Monograms were traditionally used to represent an individual, kingdom, municipality or company. Today, they are definitely more commonly associated with brands and commercial use.

One Old

source: https://www.postalmuseum.org/blog/royal-cypher-appearances/

Royal monograms are iconic. This one in particular represents the current Queen, Queen Elizabeth II. Every royal monogram features the monarch’s inital, their number if they are not the first of their name and an R, which stands for either Rex or Regina, which is King or Queen in Latin. A crown is also visible in the monogram.

The tradition of a royal monogram, or cypher, spans back to Queen Victoria who was the Queen from 1837 to 1901. Royal cyphers predominately appear on mailboxes, medals and stamps, but can also be printed on various other items. Across the United Kingdom, you can approximate the age of an item by which royal cypher is visible on it.

source: https://www.postalmuseum.org/blog/royal-cypher-appearances/

One New

The Louis Vuitton monogram is probably identifiable to a majority of the population, regardless of whether you can afford their items or not.

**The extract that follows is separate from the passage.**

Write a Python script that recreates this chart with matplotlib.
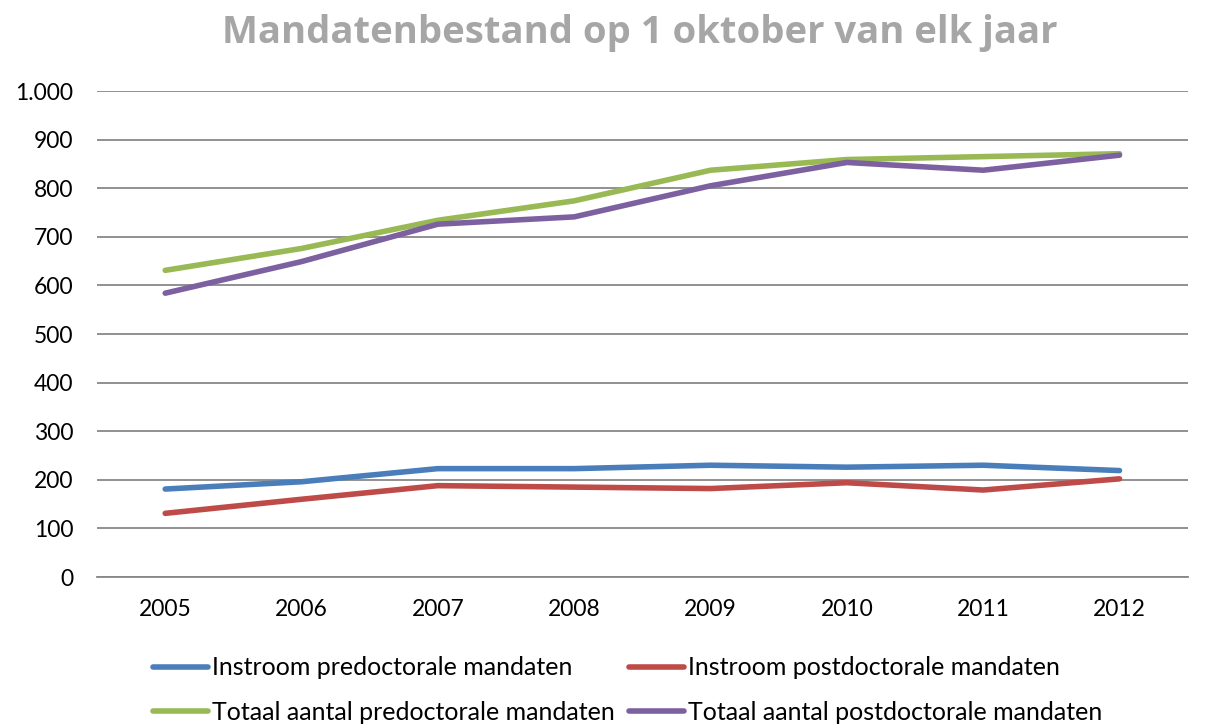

The classic interlocking LV symbol was actually created by Louis Vuitton’s son, George, in 1896 (Vogue, 2018). This design was a way to identify the luggage business, and it has stuck around until today.

The iconic monogram can be seen across most of the Louis Vuitton product range, and has since become a symbol of wealth, high fashion and prestige, similar to other designer brand monograms such as Gucci and Yves Saint Laurent.